→ Problem to solve
No images are to be carried over; print all other material exactly as it stands.

→ Raw data

---*---

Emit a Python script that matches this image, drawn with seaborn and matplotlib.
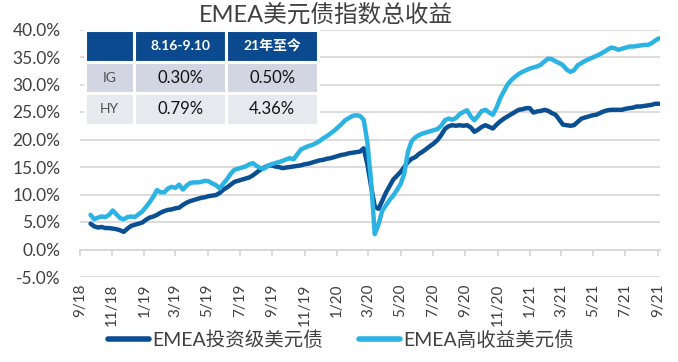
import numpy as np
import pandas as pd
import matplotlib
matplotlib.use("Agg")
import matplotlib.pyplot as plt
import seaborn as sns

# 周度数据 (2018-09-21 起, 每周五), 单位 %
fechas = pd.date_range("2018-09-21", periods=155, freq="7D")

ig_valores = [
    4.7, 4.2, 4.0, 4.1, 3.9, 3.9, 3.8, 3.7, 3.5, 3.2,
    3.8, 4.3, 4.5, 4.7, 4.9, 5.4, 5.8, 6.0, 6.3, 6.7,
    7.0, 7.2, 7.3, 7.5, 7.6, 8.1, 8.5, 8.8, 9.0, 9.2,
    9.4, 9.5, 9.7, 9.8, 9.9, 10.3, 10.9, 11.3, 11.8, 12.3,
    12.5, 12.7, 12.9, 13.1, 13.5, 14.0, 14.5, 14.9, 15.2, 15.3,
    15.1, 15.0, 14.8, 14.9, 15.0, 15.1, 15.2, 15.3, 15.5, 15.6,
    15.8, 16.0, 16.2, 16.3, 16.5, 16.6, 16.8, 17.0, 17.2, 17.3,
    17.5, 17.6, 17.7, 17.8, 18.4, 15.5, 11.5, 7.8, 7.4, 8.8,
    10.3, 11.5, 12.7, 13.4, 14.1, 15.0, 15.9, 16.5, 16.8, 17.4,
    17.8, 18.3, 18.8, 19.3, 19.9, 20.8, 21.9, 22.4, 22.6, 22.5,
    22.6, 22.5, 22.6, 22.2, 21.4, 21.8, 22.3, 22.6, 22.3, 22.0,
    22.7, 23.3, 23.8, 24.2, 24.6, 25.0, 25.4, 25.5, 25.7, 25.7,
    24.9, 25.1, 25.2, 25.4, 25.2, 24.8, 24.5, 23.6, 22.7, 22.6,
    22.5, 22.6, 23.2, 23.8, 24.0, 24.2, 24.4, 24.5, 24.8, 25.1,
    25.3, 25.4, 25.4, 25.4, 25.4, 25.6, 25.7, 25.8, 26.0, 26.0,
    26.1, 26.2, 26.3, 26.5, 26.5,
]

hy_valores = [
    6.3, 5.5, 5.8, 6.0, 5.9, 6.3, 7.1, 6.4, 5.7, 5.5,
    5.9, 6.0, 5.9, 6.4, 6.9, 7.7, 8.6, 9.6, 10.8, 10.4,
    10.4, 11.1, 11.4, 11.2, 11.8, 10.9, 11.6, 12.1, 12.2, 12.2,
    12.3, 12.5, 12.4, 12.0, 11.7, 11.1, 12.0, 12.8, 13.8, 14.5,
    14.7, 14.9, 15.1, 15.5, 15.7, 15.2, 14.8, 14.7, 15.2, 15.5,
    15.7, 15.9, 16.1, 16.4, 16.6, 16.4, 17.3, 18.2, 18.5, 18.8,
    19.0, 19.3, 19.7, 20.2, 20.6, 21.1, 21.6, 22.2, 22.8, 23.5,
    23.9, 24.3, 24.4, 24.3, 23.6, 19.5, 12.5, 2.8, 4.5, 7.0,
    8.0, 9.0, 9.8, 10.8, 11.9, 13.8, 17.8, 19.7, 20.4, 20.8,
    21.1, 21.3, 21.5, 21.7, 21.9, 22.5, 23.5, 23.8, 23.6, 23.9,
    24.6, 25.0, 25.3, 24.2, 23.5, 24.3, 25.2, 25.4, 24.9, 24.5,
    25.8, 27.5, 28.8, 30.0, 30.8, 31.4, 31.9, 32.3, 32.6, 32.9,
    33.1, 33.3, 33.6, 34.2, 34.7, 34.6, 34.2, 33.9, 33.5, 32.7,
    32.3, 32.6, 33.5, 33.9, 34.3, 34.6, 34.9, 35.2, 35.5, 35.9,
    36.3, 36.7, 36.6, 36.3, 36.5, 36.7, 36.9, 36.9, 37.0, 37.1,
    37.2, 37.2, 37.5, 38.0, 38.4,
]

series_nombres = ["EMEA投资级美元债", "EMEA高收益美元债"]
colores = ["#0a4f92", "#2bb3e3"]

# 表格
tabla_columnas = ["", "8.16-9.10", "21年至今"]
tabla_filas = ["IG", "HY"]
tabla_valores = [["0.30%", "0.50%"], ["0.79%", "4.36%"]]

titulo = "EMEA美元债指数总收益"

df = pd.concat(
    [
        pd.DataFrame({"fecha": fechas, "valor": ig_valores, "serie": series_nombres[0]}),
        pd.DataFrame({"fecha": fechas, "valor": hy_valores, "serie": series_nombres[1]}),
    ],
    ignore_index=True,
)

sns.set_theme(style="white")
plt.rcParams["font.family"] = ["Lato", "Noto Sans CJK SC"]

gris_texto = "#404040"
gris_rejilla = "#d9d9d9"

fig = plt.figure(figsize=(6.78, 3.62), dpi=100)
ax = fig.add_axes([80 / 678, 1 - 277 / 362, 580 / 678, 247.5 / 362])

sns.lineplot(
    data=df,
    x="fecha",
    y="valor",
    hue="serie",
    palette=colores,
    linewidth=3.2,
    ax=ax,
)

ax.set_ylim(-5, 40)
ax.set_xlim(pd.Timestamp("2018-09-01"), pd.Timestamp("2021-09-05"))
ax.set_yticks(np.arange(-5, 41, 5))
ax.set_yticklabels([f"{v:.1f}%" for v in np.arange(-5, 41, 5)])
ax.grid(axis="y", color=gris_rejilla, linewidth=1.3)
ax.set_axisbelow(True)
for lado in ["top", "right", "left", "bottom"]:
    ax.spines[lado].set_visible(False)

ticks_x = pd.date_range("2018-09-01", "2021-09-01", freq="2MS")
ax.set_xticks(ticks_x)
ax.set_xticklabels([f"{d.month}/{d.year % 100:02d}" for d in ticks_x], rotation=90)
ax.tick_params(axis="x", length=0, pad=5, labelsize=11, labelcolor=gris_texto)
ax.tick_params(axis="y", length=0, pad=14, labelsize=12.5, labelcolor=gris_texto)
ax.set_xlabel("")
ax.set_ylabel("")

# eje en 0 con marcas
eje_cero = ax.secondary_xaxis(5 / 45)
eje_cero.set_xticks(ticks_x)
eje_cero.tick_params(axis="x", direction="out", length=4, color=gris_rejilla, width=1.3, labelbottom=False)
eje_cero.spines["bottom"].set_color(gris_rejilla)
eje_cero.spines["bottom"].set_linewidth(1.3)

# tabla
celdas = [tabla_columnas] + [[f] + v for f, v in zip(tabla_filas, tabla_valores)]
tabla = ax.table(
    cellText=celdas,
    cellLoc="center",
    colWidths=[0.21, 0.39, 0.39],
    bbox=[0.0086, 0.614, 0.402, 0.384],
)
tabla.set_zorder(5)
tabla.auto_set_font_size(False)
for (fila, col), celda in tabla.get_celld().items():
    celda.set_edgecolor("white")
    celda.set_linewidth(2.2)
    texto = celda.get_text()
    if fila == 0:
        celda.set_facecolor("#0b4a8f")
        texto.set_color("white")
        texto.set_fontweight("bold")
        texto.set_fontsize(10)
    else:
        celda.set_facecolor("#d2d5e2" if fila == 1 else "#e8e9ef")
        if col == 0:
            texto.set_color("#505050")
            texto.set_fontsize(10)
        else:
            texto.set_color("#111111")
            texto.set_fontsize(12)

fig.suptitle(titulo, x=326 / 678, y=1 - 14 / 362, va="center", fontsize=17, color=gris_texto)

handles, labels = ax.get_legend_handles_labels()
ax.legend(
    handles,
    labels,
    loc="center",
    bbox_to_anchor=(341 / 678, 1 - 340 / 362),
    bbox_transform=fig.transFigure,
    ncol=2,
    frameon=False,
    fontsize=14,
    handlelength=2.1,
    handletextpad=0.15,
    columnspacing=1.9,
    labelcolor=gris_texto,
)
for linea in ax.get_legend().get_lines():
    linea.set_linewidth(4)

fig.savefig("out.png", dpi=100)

---*---

→ Solution to this problem
Emit a Python script that matches this image, drawn with seaborn and matplotlib.
import numpy as np
import pandas as pd
import matplotlib
matplotlib.use("Agg")
import matplotlib.pyplot as plt
import seaborn as sns

# 周度数据 (2018-09-21 起, 每周五), 单位 %
fechas = pd.date_range("2018-09-21", periods=155, freq="7D")

ig_valores = [
    4.7, 4.2, 4.0, 4.1, 3.9, 3.9, 3.8, 3.7, 3.5, 3.2,
    3.8, 4.3, 4.5, 4.7, 4.9, 5.4, 5.8, 6.0, 6.3, 6.7,
    7.0, 7.2, 7.3, 7.5, 7.6, 8.1, 8.5, 8.8, 9.0, 9.2,
    9.4, 9.5, 9.7, 9.8, 9.9, 10.3, 10.9, 11.3, 11.8, 12.3,
    12.5, 12.7, 12.9, 13.1, 13.5, 14.0, 14.5, 14.9, 15.2, 15.3,
    15.1, 15.0, 14.8, 14.9, 15.0, 15.1, 15.2, 15.3, 15.5, 15.6,
    15.8, 16.0, 16.2, 16.3, 16.5, 16.6, 16.8, 17.0, 17.2, 17.3,
    17.5, 17.6, 17.7, 17.8, 18.4, 15.5, 11.5, 7.8, 7.4, 8.8,
    10.3, 11.5, 12.7, 13.4, 14.1, 15.0, 15.9, 16.5, 16.8, 17.4,
    17.8, 18.3, 18.8, 19.3, 19.9, 20.8, 21.9, 22.4, 22.6, 22.5,
    22.6, 22.5, 22.6, 22.2, 21.4, 21.8, 22.3, 22.6, 22.3, 22.0,
    22.7, 23.3, 23.8, 24.2, 24.6, 25.0, 25.4, 25.5, 25.7, 25.7,
    24.9, 25.1, 25.2, 25.4, 25.2, 24.8, 24.5, 23.6, 22.7, 22.6,
    22.5, 22.6, 23.2, 23.8, 24.0, 24.2, 24.4, 24.5, 24.8, 25.1,
    25.3, 25.4, 25.4, 25.4, 25.4, 25.6, 25.7, 25.8, 26.0, 26.0,
    26.1, 26.2, 26.3, 26.5, 26.5,
]

hy_valores = [
    6.3, 5.5, 5.8, 6.0, 5.9, 6.3, 7.1, 6.4, 5.7, 5.5,
    5.9, 6.0, 5.9, 6.4, 6.9, 7.7, 8.6, 9.6, 10.8, 10.4,
    10.4, 11.1, 11.4, 11.2, 11.8, 10.9, 11.6, 12.1, 12.2, 12.2,
    12.3, 12.5, 12.4, 12.0, 11.7, 11.1, 12.0, 12.8, 13.8, 14.5,
    14.7, 14.9, 15.1, 15.5, 15.7, 15.2, 14.8, 14.7, 15.2, 15.5,
    15.7, 15.9, 16.1, 16.4, 16.6, 16.4, 17.3, 18.2, 18.5, 18.8,
    19.0, 19.3, 19.7, 20.2, 20.6, 21.1, 21.6, 22.2, 22.8, 23.5,
    23.9, 24.3, 24.4, 24.3, 23.6, 19.5, 12.5, 2.8, 4.5, 7.0,
    8.0, 9.0, 9.8, 10.8, 11.9, 13.8, 17.8, 19.7, 20.4, 20.8,
    21.1, 21.3, 21.5, 21.7, 21.9, 22.5, 23.5, 23.8, 23.6, 23.9,
    24.6, 25.0, 25.3, 24.2, 23.5, 24.3, 25.2, 25.4, 24.9, 24.5,
    25.8, 27.5, 28.8, 30.0, 30.8, 31.4, 31.9, 32.3, 32.6, 32.9,
    33.1, 33.3, 33.6, 34.2, 34.7, 34.6, 34.2, 33.9, 33.5, 32.7,
    32.3, 32.6, 33.5, 33.9, 34.3, 34.6, 34.9, 35.2, 35.5, 35.9,
    36.3, 36.7, 36.6, 36.3, 36.5, 36.7, 36.9, 36.9, 37.0, 37.1,
    37.2, 37.2, 37.5, 38.0, 38.4,
]

series_nombres = ["EMEA投资级美元债", "EMEA高收益美元债"]
colores = ["#0a4f92", "#2bb3e3"]

# 表格
tabla_columnas = ["", "8.16-9.10", "21年至今"]
tabla_filas = ["IG", "HY"]
tabla_valores = [["0.30%", "0.50%"], ["0.79%", "4.36%"]]

titulo = "EMEA美元债指数总收益"

df = pd.concat(
    [
        pd.DataFrame({"fecha": fechas, "valor": ig_valores, "serie": series_nombres[0]}),
        pd.DataFrame({"fecha": fechas, "valor": hy_valores, "serie": series_nombres[1]}),
    ],
    ignore_index=True,
)

sns.set_theme(style="white")
plt.rcParams["font.family"] = ["Lato", "Noto Sans CJK SC"]

gris_texto = "#404040"
gris_rejilla = "#d9d9d9"

fig = plt.figure(figsize=(6.78, 3.62), dpi=100)
ax = fig.add_axes([80 / 678, 1 - 277 / 362, 580 / 678, 247.5 / 362])

sns.lineplot(
    data=df,
    x="fecha",
    y="valor",
    hue="serie",
    palette=colores,
    linewidth=3.2,
    ax=ax,
)

ax.set_ylim(-5, 40)
ax.set_xlim(pd.Timestamp("2018-09-01"), pd.Timestamp("2021-09-05"))
ax.set_yticks(np.arange(-5, 41, 5))
ax.set_yticklabels([f"{v:.1f}%" for v in np.arange(-5, 41, 5)])
ax.grid(axis="y", color=gris_rejilla, linewidth=1.3)
ax.set_axisbelow(True)
for lado in ["top", "right", "left", "bottom"]:
    ax.spines[lado].set_visible(False)

ticks_x = pd.date_range("2018-09-01", "2021-09-01", freq="2MS")
ax.set_xticks(ticks_x)
ax.set_xticklabels([f"{d.month}/{d.year % 100:02d}" for d in ticks_x], rotation=90)
ax.tick_params(axis="x", length=0, pad=5, labelsize=11, labelcolor=gris_texto)
ax.tick_params(axis="y", length=0, pad=14, labelsize=12.5, labelcolor=gris_texto)
ax.set_xlabel("")
ax.set_ylabel("")

# eje en 0 con marcas
eje_cero = ax.secondary_xaxis(5 / 45)
eje_cero.set_xticks(ticks_x)
eje_cero.tick_params(axis="x", direction="out", length=4, color=gris_rejilla, width=1.3, labelbottom=False)
eje_cero.spines["bottom"].set_color(gris_rejilla)
eje_cero.spines["bottom"].set_linewidth(1.3)

# tabla
celdas = [tabla_columnas] + [[f] + v for f, v in zip(tabla_filas, tabla_valores)]
tabla = ax.table(
    cellText=celdas,
    cellLoc="center",
    colWidths=[0.21, 0.39, 0.39],
    bbox=[0.0086, 0.614, 0.402, 0.384],
)
tabla.set_zorder(5)
tabla.auto_set_font_size(False)
for (fila, col), celda in tabla.get_celld().items():
    celda.set_edgecolor("white")
    celda.set_linewidth(2.2)
    texto = celda.get_text()
    if fila == 0:
        celda.set_facecolor("#0b4a8f")
        texto.set_color("white")
        texto.set_fontweight("bold")
        texto.set_fontsize(10)
    else:
        celda.set_facecolor("#d2d5e2" if fila == 1 else "#e8e9ef")
        if col == 0:
            texto.set_color("#505050")
            texto.set_fontsize(10)
        else:
            texto.set_color("#111111")
            texto.set_fontsize(12)

fig.suptitle(titulo, x=326 / 678, y=1 - 14 / 362, va="center", fontsize=17, color=gris_texto)

handles, labels = ax.get_legend_handles_labels()
ax.legend(
    handles,
    labels,
    loc="center",
    bbox_to_anchor=(341 / 678, 1 - 340 / 362),
    bbox_transform=fig.transFigure,
    ncol=2,
    frameon=False,
    fontsize=14,
    handlelength=2.1,
    handletextpad=0.15,
    columnspacing=1.9,
    labelcolor=gris_texto,
)
for linea in ax.get_legend().get_lines():
    linea.set_linewidth(4)

fig.savefig("out.png", dpi=100)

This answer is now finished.